1. Field of the Invention
The present invention relates to a fuel tank float valve located at an air bleed duct in an upper portion of the fuel tank. The valve bleeds air in the fuel tank during fueling, and also stops air flow if the fuel liquid level rises to the feeding-up position of the fuel tank.
2. Description of the Related Art
Heretofore, float valves that are located in fuel tanks are proposed in Japanese Patent Laid-Open No. 5-185850, Japanese Utility Model Publication No. 4-39061 and have a structure as shown in FIG. 1.
This type of float valve V0 comprises a float 5 positioned inside a cylindrical case 1 that is, in turn, fixed to an upper wall 9 of the fuel tank 8. In addition, the case 1 comprises a top wall 2 having a communication hole 2a that communicates with an air bleed duct 7, a bottom wall 3 that is located below the top wall 2, and a side wall 4 connecting the top wall 2 and bottom wall 4.
A through-hole 3a and an air hole 4a are formed in the bottom wall 3 and side wall 4 respectively in order to enable fuel F and air A to flow into the case 1.
A valve portion 5a, that can block the air bleed duct 7, is formed above the float 5, and a compression spring 6 is located between the float 5 and bottom wall 3.
Compression spring 6 supports float 5 so as to block the communication hole 2a in case a car inclines or turns over in an accident. That is, for example, if the car turns over, the communication hole 2a would lie below float 5. However, the spring load of the compression spring 6 is set so that the sum of mass of the float 5 and repulsive force of the compression spring 6 may be bigger than buoyancy of the float 5. Of course, the spring load of the compression spring 6 does not raise the float 5 to block the communication hole 2a before the fuel F rises in case the car is in a proper posture. However, the spring load of compression spring 6 is set within a range so the sum of the buoyancy of float 5 and the repulsive force of the compression spring 6 is bigger than the mass of float 5.
Therefore, in this type of float valve V0, if the fuel liquid level in fuel tank 8 rises in a normal manner, fuel F flows into case 1 through through-hole 3a and air flows through the air hole 4a, and the fuel raises the float 5. Therefore, since the valve portion 5a blocks the communication hole 2a when float 5 rises enough, the float valve can then prevent an outflow of the fuel F from the fuel tank 8. In addition, air that passed the communication hole 2a and air bleed duct 7 is sent to a canister (not shown).
However, rapid flow of fuel during filling can cause problems with use of a conventional type float valve V0.
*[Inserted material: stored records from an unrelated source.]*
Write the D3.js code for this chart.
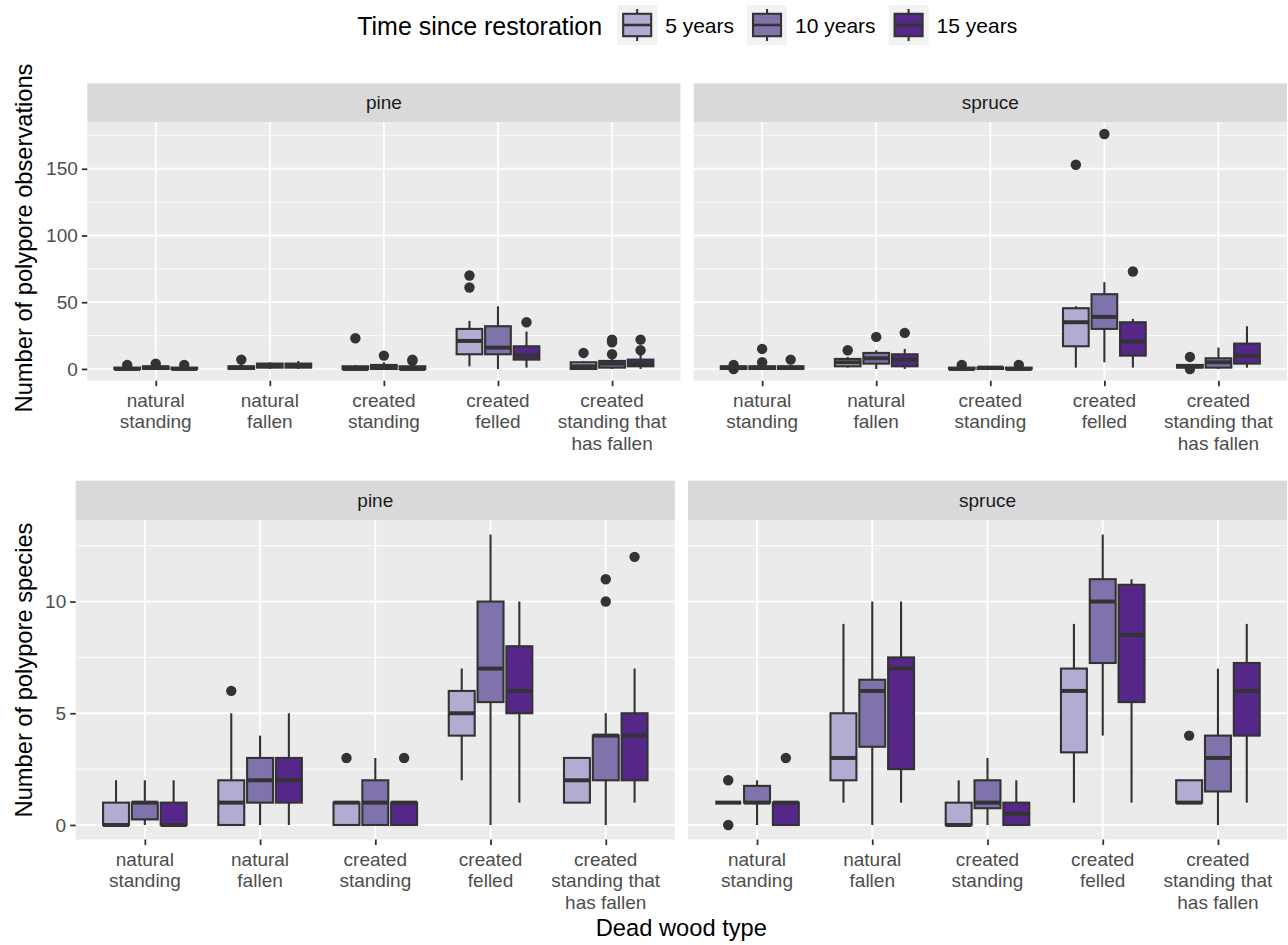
<!DOCTYPE html>
<html>
<head>
<meta charset="utf-8">
<script src="https://cdn.jsdelivr.net/npm/d3@7"></script>
<style>
  body { margin: 0; background: #fff; }
  svg { display: block; font-family: "Liberation Sans", Arial, sans-serif; }
</style>
</head>
<body>
<div id="chart"></div>
<script>
const woodTypes = ["natural standing", "natural fallen", "created standing", "created felled", "created standing that has fallen"];
const woodLabels = [["natural", "standing"], ["natural", "fallen"], ["created", "standing"], ["created", "felled"], ["created", "standing that", "has fallen"]];
const ages = ["5 years", "10 years", "15 years"];
const ageColors = ["#b2abd2", "#8073ac", "#542788"];
const trees = ["pine", "spruce"];

// box stats per wood type x age: [lower whisker, q1, median, q3, upper whisker]
const obsPine = [
    [0, 0, 0, 1, 2], [0, 0, 1, 2, 3], [0, 0, 0, 1, 2],
    [0, 0, 1, 2, 4], [0, 1, 3, 4, 5], [0, 1, 3, 4, 6],
    [0, 0, 0, 2, 3], [0, 0, 1, 3, 5], [0, 0, 0, 2, 4],
    [2, 11, 21, 30, 36], [0, 11, 16, 32, 47], [1, 7, 10, 17, 28],
    [0, 0, 2, 5, 6], [0, 1, 4, 6, 8], [0, 2, 4, 7, 11]
];
const obsPineOut = [[3], [4], [3], [7], [], [], [23], [10], [6, 7], [61, 70], [], [35], [12], [11, 20, 22], [14, 22]];

const obsSpruce = [
    [0, 0, 1, 2, 2], [0, 0, 1, 2, 3], [0, 0, 1, 2, 3],
    [1, 2, 5, 7.5, 9], [0, 4, 8, 12, 14], [0, 2, 7, 11, 15],
    [0, 0, 0, 1, 1], [0, 0, 1, 1, 1], [0, 0, 0, 1, 2],
    [1, 17, 35, 45.5, 47], [5, 30, 39, 56, 65], [1, 10, 20.5, 35, 37.5],
    [1, 1, 2, 3, 3], [0, 1, 5, 8, 16], [1, 4, 10, 19, 32]
];
const obsSpruceOut = [[0, 3], [5, 15], [7], [14], [24], [27], [3], [], [3], [153], [176], [73], [0, 9], [], []];

const sppPine = [
    [0, 0, 0, 1, 2], [0, 0.25, 1, 1, 2], [0, 0, 0, 1, 2],
    [0, 0, 1, 2, 5], [0, 1, 2, 3, 4], [0, 1, 2, 3, 5],
    [0, 0, 1, 1, 1], [0, 0, 1, 2, 3], [0, 0, 1, 1, 1],
    [2, 4, 5, 6, 7], [0, 5.5, 7, 10, 13], [1, 5, 6, 8, 10],
    [1, 1, 2, 3, 3], [0, 2, 4, 4, 5], [1, 2, 4, 5, 7]
];
const sppPineOut = [[], [], [], [6], [], [], [3], [], [3], [], [], [], [], [10, 11], [12]];

const sppSpruce = [
    [1, 1, 1, 1, 1], [0, 1, 1, 1.75, 2], [0, 0, 1, 1, 1],
    [1, 2, 3, 5, 9], [0, 3.5, 6, 6.5, 10], [1, 2.5, 7, 7.5, 10],
    [0, 0, 0, 1, 2], [0, 0.75, 1, 2, 3], [0, 0, 0.5, 1, 2],
    [1, 3.25, 6, 7, 9], [4, 7.25, 10, 11, 13], [1, 5.5, 8.5, 10.75, 11],
    [1, 1, 1, 2, 2], [0, 1.5, 3, 4, 7], [1, 4, 6, 7.25, 9]
];
const sppSpruceOut = [[0, 2], [], [3], [], [], [], [], [], [], [], [], [], [4], [], []];

const obsTicks = [0, 50, 100, 150];
const sppTicks = [0, 5, 10];

const width = 1288, height = 945;
const svg = d3.select("#chart").append("svg")
    .attr("width", width)
    .attr("height", height);

const ink = "#333333";
const lw = 2.1;
const rows = [
    {stripTop: 83.3, stripH: 39, panelH: 258.4, left: 87.3, panelW: 593.2, gap: 13.2,
     ticks: obsTicks, title: "Number of polypore observations", titleY: 238,
     stats: [obsPine, obsSpruce], outs: [obsPineOut, obsSpruceOut]},
    {stripTop: 480.7, stripH: 39.3, panelH: 319.5, left: 75.7, panelW: 599.2, gap: 13,
     ticks: sppTicks, title: "Number of polypore species", titleY: 670,
     stats: [sppPine, sppSpruce], outs: [sppPineOut, sppSpruceOut]}
];

rows.forEach(row => {
    const panelTop = row.stripTop + row.stripH;
    const panelBottom = panelTop + row.panelH;

    // y domain from data, expanded by 5%
    const allVals = row.stats.flat(2).concat(row.outs.flat(2));
    const [lo, hi] = d3.extent(allVals);
    const pad = (hi - lo) * 0.05;
    const y = d3.scaleLinear().domain([lo - pad, hi + pad]).range([panelBottom, panelTop]);

    const step = row.ticks[1] - row.ticks[0];
    const minor = d3.range(row.ticks[0] - step / 2, hi + pad, step).filter(v => v > lo - pad);

    trees.forEach((tree, p) => {
        const left = row.left + p * (row.panelW + row.gap);
        const u = row.panelW / 5.2;
        const x = d3.scalePoint().domain(woodTypes).range([left + 0.6 * u, left + row.panelW - 0.6 * u]);
        const dodge = d3.scaleBand().domain(ages)
            .range([-0.375 * u, 0.375 * u])
            .paddingInner(0.1).paddingOuter(0.05);

        const g = svg.append("g");

        // strip
        g.append("rect")
            .attr("x", left).attr("y", row.stripTop)
            .attr("width", row.panelW).attr("height", row.stripH)
            .attr("fill", "#d9d9d9");
        g.append("text")
            .attr("x", left + row.panelW / 2)
            .attr("y", row.stripTop + row.stripH / 2)
            .attr("dy", "0.35em")
            .attr("text-anchor", "middle")
            .attr("font-size", 19)
            .attr("fill", "#1a1a1a")
            .text(tree);

        // panel background + grid
        g.append("rect")
            .attr("x", left).attr("y", panelTop)
            .attr("width", row.panelW).attr("height", row.panelH)
            .attr("fill", "#ebebeb");

        g.selectAll(".minor").data(minor).enter().append("line")
            .attr("x1", left).attr("x2", left + row.panelW)
            .attr("y1", d => y(d)).attr("y2", d => y(d))
            .attr("stroke", "#fff").attr("stroke-width", 0.9);
        g.selectAll(".hmajor").data(row.ticks).enter().append("line")
            .attr("x1", left).attr("x2", left + row.panelW)
            .attr("y1", d => y(d)).attr("y2", d => y(d))
            .attr("stroke", "#fff").attr("stroke-width", 1.8);
        g.selectAll(".vmajor").data(woodTypes).enter().append("line")
            .attr("x1", d => x(d)).attr("x2", d => x(d))
            .attr("y1", panelTop).attr("y2", panelBottom)
            .attr("stroke", "#fff").attr("stroke-width", 1.8);

        // boxes
        woodTypes.forEach((type, i) => {
            ages.forEach((age, j) => {
                const s = row.stats[p][i * 3 + j];
                const out = row.outs[p][i * 3 + j];
                const x0 = x(type) + dodge(age);
                const bw = dodge.bandwidth();
                const cx = x0 + bw / 2;

                g.selectAll(null).data(out).enter().append("circle")
                    .attr("cx", cx).attr("cy", d => y(d)).attr("r", 5.2)
                    .attr("fill", ink);

                g.append("line")
                    .attr("x1", cx).attr("x2", cx)
                    .attr("y1", y(s[0])).attr("y2", y(s[1]))
                    .attr("stroke", ink).attr("stroke-width", lw);
                g.append("line")
                    .attr("x1", cx).attr("x2", cx)
                    .attr("y1", y(s[3])).attr("y2", y(s[4]))
                    .attr("stroke", ink).attr("stroke-width", lw);
                g.append("rect")
                    .attr("x", x0).attr("y", y(s[3]))
                    .attr("width", bw).attr("height", y(s[1]) - y(s[3]))
                    .attr("fill", ageColors[j])
                    .attr("stroke", ink).attr("stroke-width", lw);
                g.append("line")
                    .attr("x1", x0).attr("x2", x0 + bw)
                    .attr("y1", y(s[2])).attr("y2", y(s[2]))
                    .attr("stroke", ink).attr("stroke-width", 4);
            });
        });

        // x axis
        const xAxis = g.append("g")
            .attr("transform", `translate(0,${panelBottom})`)
            .call(d3.axisBottom(x).tickSize(5.5).tickFormat(""));
        xAxis.select(".domain").remove();
        xAxis.selectAll("line").attr("stroke", ink).attr("stroke-width", 1.8);

        woodTypes.forEach((type, i) => {
            const t = g.append("text")
                .attr("text-anchor", "middle")
                .attr("font-size", 19)
                .attr("fill", "#4d4d4d");
            woodLabels[i].forEach((line, k) => {
                t.append("tspan")
                    .attr("x", x(type))
                    .attr("y", panelBottom + 26 + k * 21.7)
                    .text(line);
            });
        });

        // y axis only on the left panel
        if (p === 0) {
            const yAxis = g.append("g")
                .attr("transform", `translate(${left},0)`)
                .call(d3.axisLeft(y).tickValues(row.ticks).tickSize(5.5).tickPadding(4));
            yAxis.select(".domain").remove();
            yAxis.selectAll("line").attr("stroke", ink).attr("stroke-width", 1.8);
            yAxis.selectAll("text")
                .attr("font-size", 19)
                .attr("fill", "#4d4d4d")
                .attr("font-family", null);
        }
    });

    // y title
    svg.append("text")
        .attr("transform", `translate(32,${row.titleY}) rotate(-90)`)
        .attr("text-anchor", "middle")
        .attr("font-size", 23.7)
        .attr("fill", "#000")
        .text(row.title);
});

// x title
svg.append("text")
    .attr("x", (75.7 + 1287) / 2)
    .attr("y", 936)
    .attr("text-anchor", "middle")
    .attr("font-size", 23.7)
    .attr("fill", "#000")
    .text("Dead wood type");

// legend
const legend = svg.append("g");
const keySize = 40;
let lx = 0;
const lt = legend.append("text")
    .attr("x", 0).attr("y", 26).attr("dy", "0.35em")
    .attr("font-size", 25)
    .text("Time since restoration");
lx += lt.node().getComputedTextLength() + 15;

ages.forEach((age, j) => {
    const kg = legend.append("g").attr("transform", `translate(${lx},${25 - keySize / 2})`);
    kg.append("rect").attr("width", keySize).attr("height", keySize).attr("fill", "#f2f2f2");
    kg.append("line")
        .attr("x1", keySize / 2).attr("x2", keySize / 2)
        .attr("y1", keySize * 0.1).attr("y2", keySize * 0.9)
        .attr("stroke", ink).attr("stroke-width", lw);
    kg.append("rect")
        .attr("x", keySize * 0.15).attr("y", keySize * 0.22)
        .attr("width", keySize * 0.7).attr("height", keySize * 0.56)
        .attr("fill", ageColors[j])
        .attr("stroke", ink).attr("stroke-width", lw);
    kg.append("line")
        .attr("x1", keySize * 0.15).attr("x2", keySize * 0.85)
        .attr("y1", keySize / 2).attr("y2", keySize / 2)
        .attr("stroke", ink).attr("stroke-width", 2.6);
    lx += keySize + 8;
    const t = legend.append("text")
        .attr("x", lx).attr("y", 26).attr("dy", "0.35em")
        .attr("font-size", 21)
        .text(age);
    lx += t.node().getComputedTextLength() + (j < ages.length - 1 ? 13 : 0);
});
legend.attr("transform", `translate(${(87.3 + 1287) / 2 - lx / 2},0)`);
</script>
</body>
</html>
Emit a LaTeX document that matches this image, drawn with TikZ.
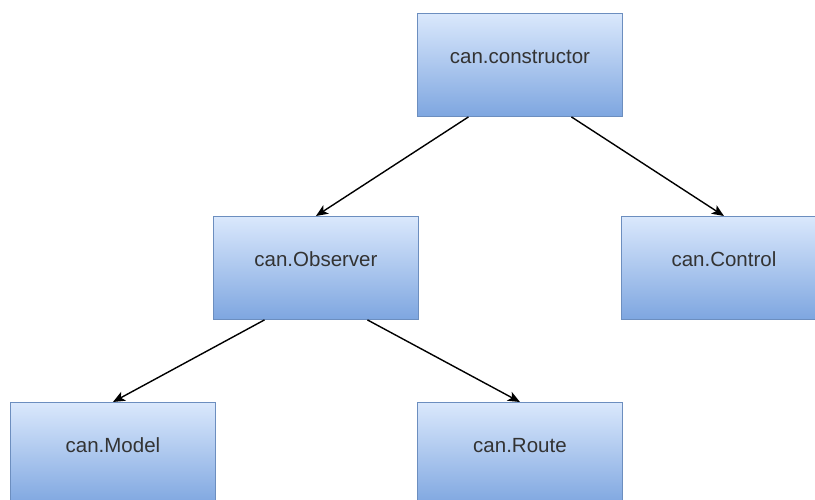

Because air A rushes into the case 1 from the air hole 4a during rapid fueling, the flow velocity of the air A that is bled out to the air bleed duct 7 increases rapidly, and hence a flow of the air A generates lift and raises float 5. Also the fuel F flows into the case 1 from the through-hole 3a, in the bottom wall 3 of the case 1, so that float 5 rises by the lift caused by the fuel F. Then, before the fuel liquid level rises to a fuel level LF, where the float 5 is located at a proper valve-closing position where tank 8 is considered to be full, the valve portion 5a sometimes blocks the communication hole 2a due to the flow of the air A. This valve-closing operation easily occurs because the downward force acting on float 5 (a residual value after the lift of the float and the repulsive force of the compression spring is subtracted from the mass of the float) becomes small especially when the float generates lift caused by fuel F.
Furthermore, since such valve-closing operation suddenly stops the flow of the air A that is bled out of the fuel tank 8 during fueling, the valve-closing operation quickly raises internal pressure in the fuel tank 8. Thus, at the fuel inlet of the fuel tank 8, the valve-closing operation can result in additional problems.
That is, although problems do not arise where internal pressure in the fuel tank gradually rises, it is not desirable that the internal pressure in the fuel tank 8 the rises instantaneously or drastically as can occur if of the flow of the air A is stopped as above described. Because the internal pressure in the above state generates back pressure on the fuel extending to the fuel inlet, the back pressure suddenly activates an automatic stop mechanism in the fuel nozzle that detects and reacts to increased internal pressure in the fuel tank, whose level is more than the regular value, and acts. Consequently, the automatic stop mechanism stops fuel feeding prematurely, and hence the desired amount of the fuel to fill the tank will not be fed.
As a countermeasure to these issues, Japanese Utility Model Laid-Open No. 63-137033 and so forth propose to install a check-valve at the fuel inlet, but this is not desirable because the number of parts used in the fuel tank increases.